Becoming tired of seeing and hearing a lot of negativity surrounding living with a disability and the misconceptions people still have about it, I want people to understand it’s not the end of the world and people with disabilities are no one’s charity case. The blog is here as a source to get meaningful information on how to overcome each obstacle and find a better perspective on the best ways available to move forward under different circumstances. Anyone who is interested in learning more about this topic is also welcome on this journey. They can trust this to be a source where they can get pointed in the right direction and encouragement to achieve their goals.

I thought about how people would be frustrated and needed a reliable resource to look toward and know they weren’t alone. I had no idea what the blog would turn into. It’s been an information source that has raised awareness about different issues that are important to me and the disability community. It’s also been a place where people connect and find resources they need. I am happy that it has grown and has such a loyal readership. In the coming years I hope the blog continues to grow and be known as a source of reliable information and a place where people can leave comments to questions they might not otherwise feel comfortable asking in other settings.

Disabled Newlyweds

Since one of the things I’ve tried to talk about here is Parenting with a Disability, I couldn’t imagine not talking about something else I find equally important, and related.  Married couples that happen to have a disability.  Everyone has the right to be in love.  Right now, the “hot button” topic is gay marriage and same-sex couples getting the same rights and privileges heterosexual couples enjoy being married.  Disabled couples who are married should be no different.

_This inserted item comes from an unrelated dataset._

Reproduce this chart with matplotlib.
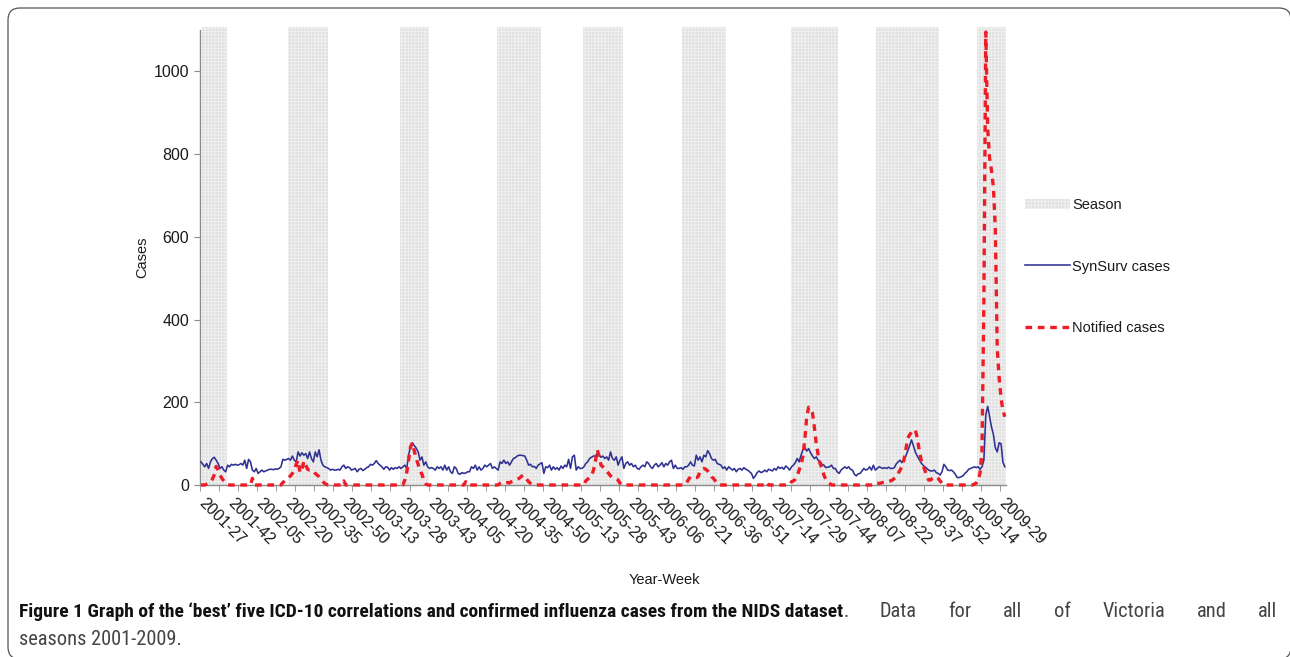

I’m not talking about the legality of the marriage because that’s not the problem we face in the story mentioned below.  The so-called problem apparently arises when two disabled people live in a group home and happen to be married.  For this couple, they aren’t allowed to do so, just because they’re disabled.  What I can’t understand, is that if a State says a person meets the requirements and can consent to marriage, which is a legal contract, what’s wrong with the group home? They should follow suit.

This is a violation of the ADA. The group homes aren’t letting this couple live together because of their disability, and it will be interesting to see how the issue gets resolved.

What do you think about a disabled couple that are married living in a group home together?